On Tue, 29 May 2012, Steve Reinhardt wrote:

Hi folks,

Thinking more about Yasuko's problem where performance is going down
because of increased physical register pressure due to the split CC
register, it occurs to me that in the end we'll almost certainly need to
specialize the renaming mechanism to deal with condition codes anyway.

I think you have not spelled out the reason why would you need to specialize the renaming mechanism. If register file pressure is the only concern, you can always increase the register file size to take care of it. A crude way would be to figure out the expected number of renamed CC registers over all the instructions in the pipeline and increase the register file size by that number. On an expected basis, this should mean that none of the physical registers in the original register file are devoted to the split CC registers.

That is, no rational x86 implementation would take up an entire physical
GPR just to hold a few bits that probably aren't going to be read anyway.

Steve, you are in a very good position to know what a rational x86 implementation does.


The more "conventional" solution is described here:
http://www.ptlsim.org/Documentation/html/node7.html#SECTION02540000000000000000

Basically every physical GPR includes a set of (possibly invalid) CC bits.
The various CC sub-fields have to be renamed separately, as the producer
of a particular CC field may not be the latest producer of any particular
GPR value, but the CC subfield rename registers will always point to a
physical register file entry.

I realize this is not a trivial change to the O3 model, but I think it's
one that needs to be made.  I'm bringing it up now because it may (probably
will) impact how we handle the partial CC read/write issue that's still
outstanding.  To me there's no sense in fixing the CC problem in the
current renaming context, particularly since there are no easy solutions.
We're probably better off revamping how CC renaming works to begin with,
then try and optimize that solution to deal with partial writes.
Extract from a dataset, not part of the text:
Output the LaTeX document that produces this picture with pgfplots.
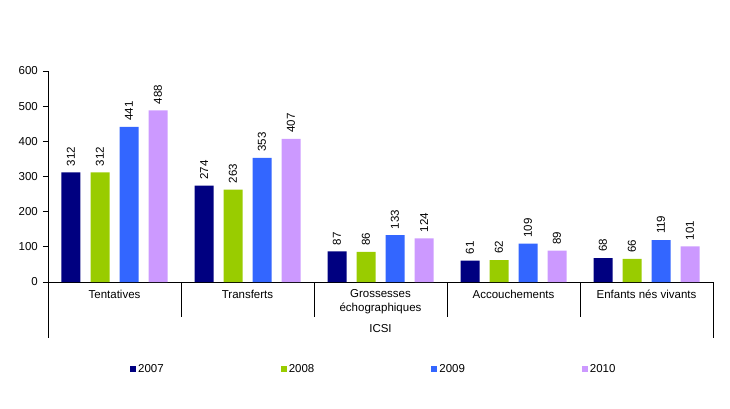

Given the familiarity I have with the o3 cpu and the isa parser, I am inclined to say that the isa parser is much more easier to work with.


For example, in the CC renaming model I'm envisioning, having bitmasks of
which CC subfields get read or written by a particular micro-op might be
adequate, and it would be much easier to generate bitmasks like this on the
fly than it would to do the dynamic munging of source register indices that
we've been talking about.

It is still not clear to me what this renaming process would achieve, why would you need to model the renaming of CC registers with so much accuracy. Moreover, once we improve the handing of the source and the destination registers, the pressure on the register may go down significantly, in which case the effort spent on redoing renaming of CC registers may not be worth it.